Flat-File (Spreadsheet style) versus Relational Databases

I see the question coming up more and more of when to switch from something like Excel to something more like Access or a more fully fledged database server like MS SQL Server for data storage. So, here are a few things I find useful to consider when deciding between a relational database (RDB) driven versus a spreadsheet driven tracker:

  • Number of people trying to access the same data at the same time.
  • Size of the data to be stored.
  • How well you know the data structures you’ll be storing.
  • Integrity constraints needed by business requirements for the base data.
  • Complexity and number of calculations to be performed on the stored data.

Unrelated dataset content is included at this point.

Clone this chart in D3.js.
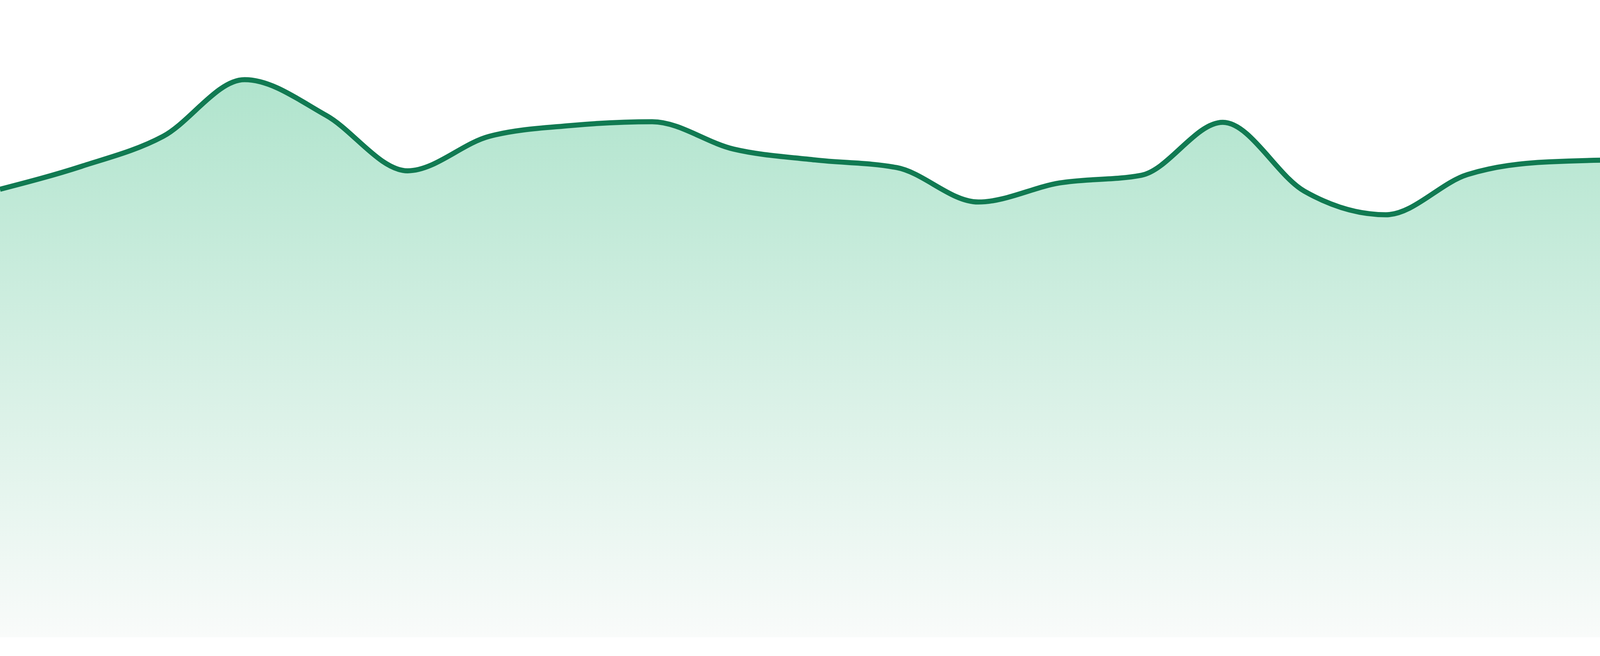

If you’re going to have more than two people trying to coordinate update/delete access to the base data, an RDB starts looking better. The more people, the better it looks.

Setting up an RDB requires a lot more forethought than setting up a spreadsheet. If you know for sure everything you need to store and how it all logically relates, that makes the RDB a lot easier to set up, but still not as easy as a spreadsheet.

If you don’t know for sure how you need to store things, the spreadsheet allows you to more easily change the structure of the stored data.

That ease of changing things in a spreadsheet is a draw back if you need a high level of data integrity, because setting up data validations in Excel, for example, can be painful, whereas it’s just part of the design process with an RDB. Spreadsheets effectively require the users to handle the data validation checks.

Now, if you have some a few simple calculations to perform, that can easily be set up in a view/query. Access will bog down if the total number of calculations gets into the thousands (depending on the speed of the computer it’s running on), but an RDBMS like SQL Server can handle a pretty serious work load of simple calculations easily. Complex calculations, however, are where spreadsheets shine.

The good news is that even if it makes sense to store the data in an RDB, most modern spreadsheet programs can use that as a data source and still handle the number crunching for you. You just need to ensure that you’re giving the spreadsheet a view/query with all the base data it needs for the number crunching.